Docentes versus investigadores

Serão os investigadores os novos jesuítas a abater?

O senhor reitor da Universidade de Lisboa (UL) declara em entrevista ao jornal PÚBLICO (20.09.2017) que só tenciona abrir concursos para a admissão de docentes e não de investigadores. E que “ninguém o pode obrigar a contratar” quem não quer (Aula Magna, Set. 2017).

Os investigadores da carreira de investigação do Instituto Nacional de Investigação Científica (INIC) deixaram de estar institucionalizados aquando da extinção do INIC em 1992, por decisão do governo de Cavaco Silva. Hoje, a actual Fundação para a Ciência e Tecnologia (FCT) serve apenas de correia de transmissão dos fundos comunitários para a Ciência.

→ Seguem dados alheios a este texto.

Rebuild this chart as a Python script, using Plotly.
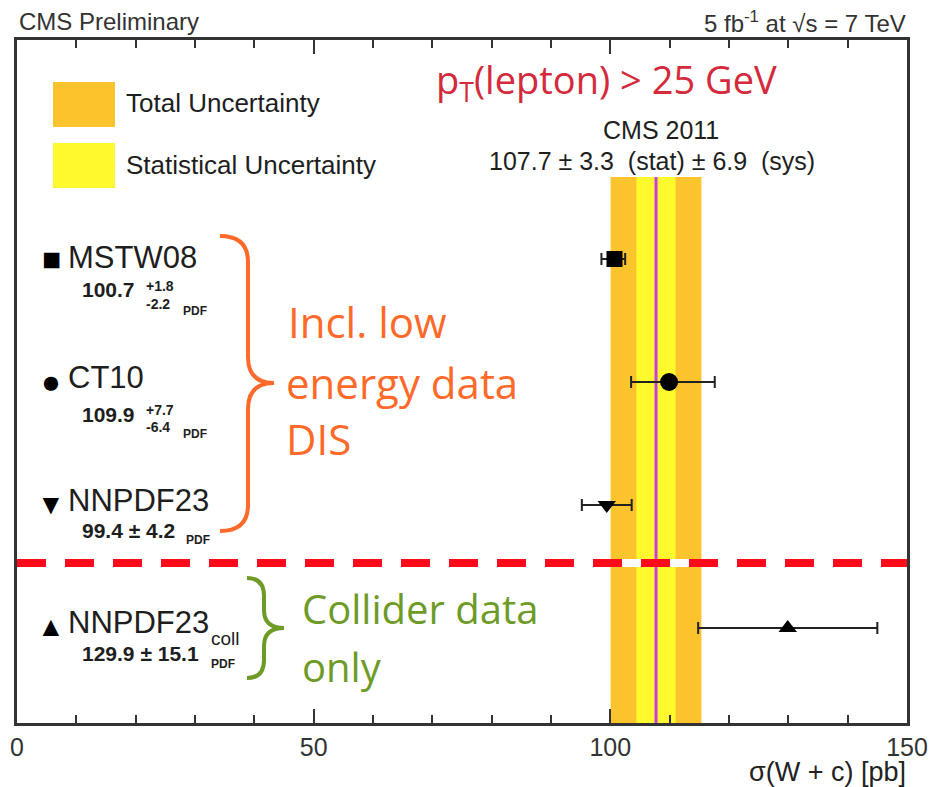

Contrariamente à realidade ainda hoje existente nas melhores universidades europeias, como em França e no Reino Unido, os Centros de Investigação das nossas universidades ficam na precariedade e em vias de extinção.

Como acontece em todas as universidades do mundo, as duas carreiras, docente e de investigação, sempre foram e são competitivas, o que é saudável nas unidades de saber e de cultura científica, criativa e inovadora, que constituem uma universidade, por definição.

Eu sei que o Prof. António Cruz Serra é um homem pragmático, sempre preocupado com a boa gestão financeira da universidade, agora UL, com uma dimensão colossal após a sua união com a Universidade Técnica de Lisboa. Mas também sei que a Ciência é a cultura da dúvida onde as verdades absolutas não existem.

A prevalência de uma carreira docente (admissão de novos docentes) em detrimento da carreira de investigação (não abertura de concursos para novos investigadores) na UL constitui uma afirmação que me deixa perplexa. Isto quer dizer que os Centros de Investigação hoje existentes na UL serão extintos a prazo? Ou então, os novos docentes a contratar e os que não darão aulas de formação básica para as licenciaturas, passarão a chamar-se como?

Serão os investigadores os novos jesuítas a abater? Porque a não ser assim, a UL continuaria a beneficiar gratuitamente do trabalho dos bolseiros pós-doutoramento, sem qualquer vínculo contratual como até hoje, num verdadeiro trabalho escravo existente há décadas.

É humanamente impossível para um docente com horário semanal de 12h ou 9h, tendo de preparar aulas, tirar dúvidas, corrigir testes e preparar laboratórios, que tenha disponibilidade mental e física para realizar trabalhos de investigação e apresentar projectos para o seu financiamento. Porque isso implica 10h de trabalho diário e são raros os docentes que lá chegam sem o apoio dos investigadores, bolseiros ou não.

Se assim não fosse, onde estaria o tão gabado ranking da UL, sem os trabalhos de investigação que geraram as centenas de milhares de publicações científicas? Este trabalho, não podendo ser realizado pelos docentes nem pelos inexperientes alunos de doutoramento, será realizado por quem? Pelos mesmos bolseiros de pós-doutoramento, actuais investigadores em função pública, sem contrato há dezenas de anos?

O objectivo de uma universidade não se reduz a fornecer graus académicos, de licenciatura, de mestrado, de doutoramento e de agregação, mesmo quando o seu nível orçamental a isso conduz. O argumento que este financiamento está fora do orçamento da UL e que não tem cabimento no OE, sendo que outras instituições (hoje inexistentes) deveriam arcar com tal despesa da Ciência, não colhe.

No actual contexto, esta ideia, além de injusta, vai contra a definição de uma universidade. Este lema clássico do catedrático “quero, posso e mando” não se coaduna, não constitui e não define o espírito universitário.

Mais uma vez um conselho, de uma investigadora de carreira e com a mesma amizade de sempre: António Cruz Serra, não vá por aí porque irá comprometer o futuro do nosso desenvolvimento científico.